Reporting & Non-Retaliation
- Everyone has a duty to report suspected violations to Ethics & Compliance or via anonymous channels. Good-faith reports are protected from retaliation.
- Verified violations may result in discipline up to termination and referral to authorities.
Transparency & Public Accountability
We maintain a living Transparency Report that summarizes our ethics program, due-diligence outcomes (in aggregate), and continuous-improvement actions. Stakeholders can review current disclosures here.
Six Foundational Principles (Retained & Clarified)
- Do No Harm: Plan and test to avoid operational impact; prefer fail-safe designs.
- Be Thorough: Evidence-based assessments that support risk-based decisions.
- Be Clear & Concise: Actionable findings with prioritized remediation (i.e. R4R™).

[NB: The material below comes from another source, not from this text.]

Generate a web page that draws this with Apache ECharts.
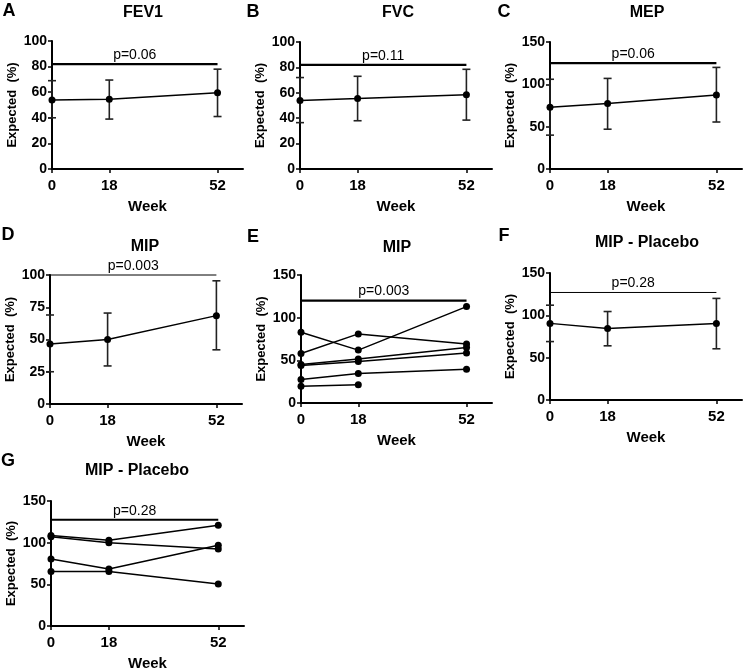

- Do Not Exaggerate: No fear-based selling or FUD.
- Focus on the Data: Protect identities, personal information, trade secrets, and other intangible assets.
- Transfer Knowledge: Build client capability through training and documentation.
Governance, Review & Exceptions
- Ownership: Ethics & Compliance, with Legal and Executive oversight.
- Review cadence: At least annually or upon material regulatory or geopolitical change; updates reflected in the Annual Transparency Report (ATR).
- Exceptions: Only the Ethics & Risk Committee may grant limited, documented exceptions when they reduce harm (e.g., life-safety for NGOs) and never breach the Bright-Line Prohibitions.
Definitions
- Credible linkage/allegation: Supported by reputable investigations, sanctions lists, court filings, or consistent reports from recognized human-rights bodies or media.
- Mass surveillance: Persistent, indiscriminate monitoring that infringes fundamental rights without due process or necessity/proportionality.
- Crimes against humanity: As defined under international law (e.g., widespread or systematic attacks against civilian populations).